9. Use Your Influence With Care

Some of us in a partnership are usually more outspoken, stronger in our opinions and more assertive about our ideas. While this is a good trait to have, we need to take care to ensure we are not stifling the quieter partner by not giving them an opportunity to present their ideas and pushing them into a space of giving in to all our ways. Remember it is a partnership, you are in it together, so it’s imperative that you are aware of your personality traits and use them in a way that encourages them to come forward and express themselves.
Allow the other person to breathe. Don’t be a control freak and freak them out or even worse piss them off. The repercussions will bite you in the back before you even know it.

10. Speak the language of WE

My mentor Sidra Jafri is big on the WE world. She believes when we think and act in a way that makes OUR lives better, we always make the right decisions. As opposed to when we think of individual gains. In business too, when you decide what’s best for the business it does not matter who the idea came from. Whether it was your idea or your partner’s, once implemented, you call it OUR decision. WE made this happen. When taking credit, we always say ‘am glad WE decided to take this step as a team, it has worked well for us.’ The same applies when things fall apart – ‘I wish we were more prudent, let’s take more care the next time.’ 

You may think this is easier said than done – but here’s my take – you will stumble on your words initially as you get used to a new language. You will end up saying I did this and you did that, slowly with practice and awareness you will experience a shift. You will experience the first shift in the intent and where you come from and that will naturally translate into a new language of WE. 

11. Your Relationship Above Everything Else

If there is one rule you want to take away from this blog – it’s got to be this. Initially in a partnership things go well, everything is exciting and new. This is your honeymoon period if you will. But over a period of time, things will begin to shake you up. Discussion, arguments and heartbreaks will follow. In such situations, be the first to apologise even if you are not at fault. Uphold the person and the relationship at all times. Work will come and go. Opinions are temporary. Arguments are made in the heat of the moment.

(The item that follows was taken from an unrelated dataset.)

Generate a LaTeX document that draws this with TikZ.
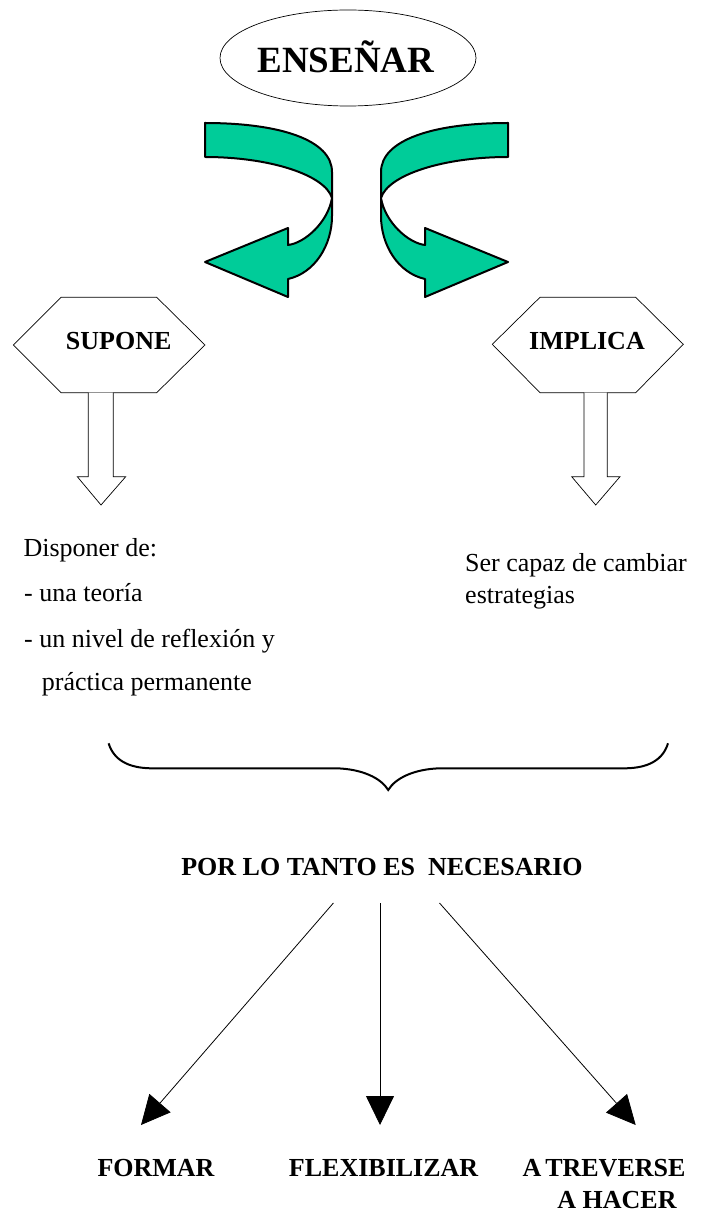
\documentclass[tikz,border=0pt]{standalone}
\usepackage{fontspec}
\setmainfont{Liberation Serif}
\usetikzlibrary{shapes.geometric,arrows.meta}
\definecolor{mint}{RGB}{0,204,153}
\newcommand\grarrowpath{(205,123) .. controls (280,123) and (332,140) .. (332,172)
  -- (332,216) .. controls (332,245) and (315,273) .. (288,279)
  -- (288,297) -- (205,262) -- (288,228) -- (288,245)
  .. controls (305,243) and (328,222) .. (332,198)
  .. controls (325,175) and (270,157) .. (205,157) -- cycle}
\begin{document}
\begin{tikzpicture}[x=1pt,y=-1pt,
  txt/.style={font=\fontsize{26}{30}\selectfont, inner sep=0pt},
  btxt/.style={font=\fontsize{26}{30}\selectfont\bfseries, inner sep=0pt},
  green arrow/.style={fill=mint, draw=black, line width=2pt, line join=round},
  hexa/.style={draw=black, line width=0.7pt},
  hollow/.style={draw=black, fill=white, line width=0.7pt},
  thin arrow/.style={line width=0.8pt, -{Triangle[length=29pt,width=28pt]}},
  brace/.style={line width=2pt}]
\useasboundingbox (0,0) rectangle (706,1214);
% top ellipse
\node[draw, ellipse, line width=0.7pt, minimum width=256pt, minimum height=96pt, inner sep=0pt] (ensbox) at (348,58) {};
\node[btxt, font=\fontsize{37}{40}\selectfont\bfseries, anchor=base] (ens) at (346,72.7) {ENSEÑAR};
% green curved arrows
\path[green arrow] \grarrowpath;
\begin{scope}[shift={(713,0)}, xscale=-1]
\path[green arrow] \grarrowpath;
\end{scope}
% hexagons
\draw[hexa] (13.3,345) -- (61,297.3) -- (156.7,297.3) -- (205,345) -- (156.7,392.7) -- (61,392.7) -- cycle;
\node[btxt, anchor=base] (supone) at (118.7,349.3) {SUPONE};
\draw[hexa] (492.3,344.3) -- (540,297.3) -- (635.7,297.3) -- (683.3,344.3) -- (635.7,392.7) -- (540,392.7) -- cycle;
\node[btxt, anchor=base] (implica) at (587,349.3) {IMPLICA};
% hollow arrows
\draw[hollow] (88.3,392.7) -- (88.3,476.7) -- (77.3,476.7) -- (101,505) -- (125.7,476.7) -- (113.3,476.7) -- (113.3,392.7);
\draw[hollow] (584,392.7) -- (584,476.7) -- (571.7,476.7) -- (595.7,505) -- (620,476.7) -- (607.3,476.7) -- (607.3,392.7);
% left text
\node[txt, anchor=base west] (l1) at (23.3,556.7) {Disponer de:};
\node[txt, anchor=base west] (l2) at (24,601.7) {- una teoría};
\node[txt, anchor=base west] (l3) at (24,647.3) {- un nivel de reflexión y};
\node[txt, anchor=base west] (l4) at (41.7,690) {práctica permanente};
% right text
\node[txt, anchor=base west] (r1) at (465,571.7) {Ser capaz de cambiar};
\node[txt, anchor=base west] (r2) at (465,603.3) {estrategias};
% brace
\draw[brace] (108.6,743.3) .. controls (115,764) and (135,768.3) .. (152.5,768.3)
  -- (336.4,768.3) .. controls (362,769) and (381,778) .. (388.2,790)
  .. controls (395.4,778) and (414.4,769) .. (440,768.3)
  -- (624,768.3) .. controls (641.5,768.3) and (661.8,764) .. (668,743.3);
% conclusion
\node[btxt, anchor=base] (por) at (382,875) {POR LO TANTO ES\ \ NECESARIO};
\coordinate (s1) at (333.4,903);
\coordinate (s2) at (380,903);
\coordinate (s3) at (439.5,903);
\coordinate (t1) at (141,1125);
\coordinate (t2) at (380,1125);
\coordinate (t3) at (635.7,1125);
\draw[thin arrow] (s1) -- (t1);
\draw[thin arrow] (s2) -- (t2);
\draw[thin arrow] (s3) -- (t3);
\node[btxt, anchor=base] (formar) at (156,1176.7) {FORMAR};
\node[btxt, anchor=base] (flex) at (383.6,1176.7) {FLEXIBILIZAR};
\node[btxt, anchor=base] (atr) at (604,1176.7) {A\kern4pt TREVERSE};
\node[btxt, anchor=base] (hacer) at (617,1208) {A HACER};
\end{tikzpicture}
\end{document}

When emotion is high, intelligence is low – so our code of honour for these times is to drop everything, stop the discussion and just break the pattern with a tea break or a drive. It gives us time to collect ourselves, get back our composure and breathe, before we re-open the conversation from a new vibrational frequency of listening, talking carefully and allowing it to flow again. It is at such times I remind myself of this – My friendship with my partner is bigger than my need to be right, to be heard or to be in control.

Closing thoughts

I’m feeling nostalgic and even a little emotional as I end this article. We have come a long way in our partnership and recapping the things that worked has only filled me with a new energy and excitement for the road ahead. A lot of these lessons have been learnt on the way, through the tearing times and raging arguments, where we cried, threw our hands up in despair but also where we picked each other up, hugged, made up, promised to be more careful the next time, thanked each other for holding our space when we needed it the most – sometimes to save us from our fears of the outside world and sometimes to save us from ourselves.

I can go on for hours and days about the wonders that this journey has created for me and us. We have evolved as people, grown as a business, and above all we have found ourselves very often in a space of gratitude and appreciation for all that we have experienced together.

These are some of the golden rules that worked for us and I hope they help you too. The joy of partnership is to have someone to hold your back when you want to collapse and to say cheers with you as you celebrate your every win. And that makes the whole ride more than worth the while. Every single time!